The World Bank has said boosting the Palestinian economy is crucial to peacemaking. Donors have given an average of $25 million a month this year in budget support for the Palestinian Authority, according to figures from an international envoy.
WORLD BANK CRITICISM
The Palestinian economy has withered since the start of an uprising against Israel in 2000, hampered by violence as well as mismanagement and corruption that discouraged donors. Fayyad has said a suspension of donor aid could threaten economic revival.
In a quarterly report released earlier this week, the World Bank criticised the Palestinian Authority sharply for not following advice by Fayyad to restrain spending.
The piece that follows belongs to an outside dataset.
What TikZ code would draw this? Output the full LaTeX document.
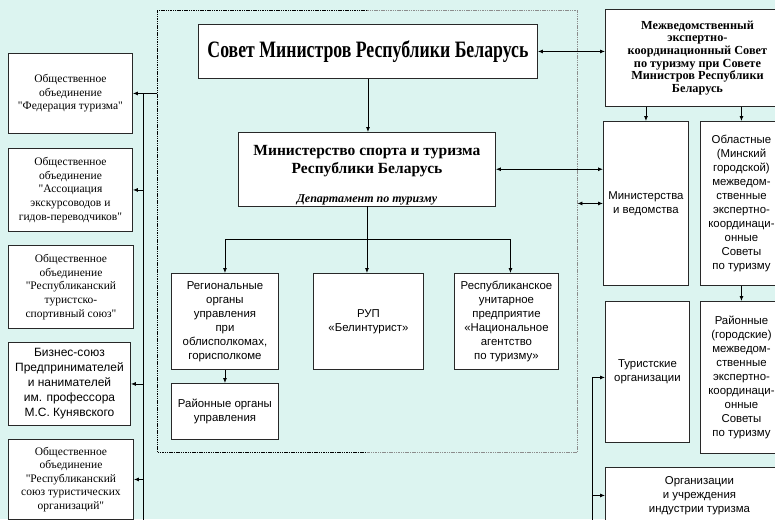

Earlier reforms by Fayyad had earned him international praise.
The report also said the Palestinian Authority had created a serious fiscal crisis for itself and that spending on salaries was "essentially out of control".
"In spite of the efforts of the finance minister to maintain discipline, the PLC (parliament) and cabinet have shown little appreciation of the need for restraint," the report said.
"If the Palestinian Authority is not exercising fiscal restraint, it becomes very difficult for some donors to justify continued budget support."
Despite opposition from Fayyad, the Palestinian parliament voted to increase wages earlier this year following strikes and protests by civil servants. Fayyad had met with lawmakers repeatedly to warn that such a move would complicate reforms.
He had called in July for policies to restrain public spending and told parliament the overall deficit was expected to rise to $900 million in 2005 from $660 million a year earlier.
To keep the deficit under control, he proposed the government operate with a $2.2 billion budget, reducing its military and civil wage bill through a programme under which government workers must retire at age 60.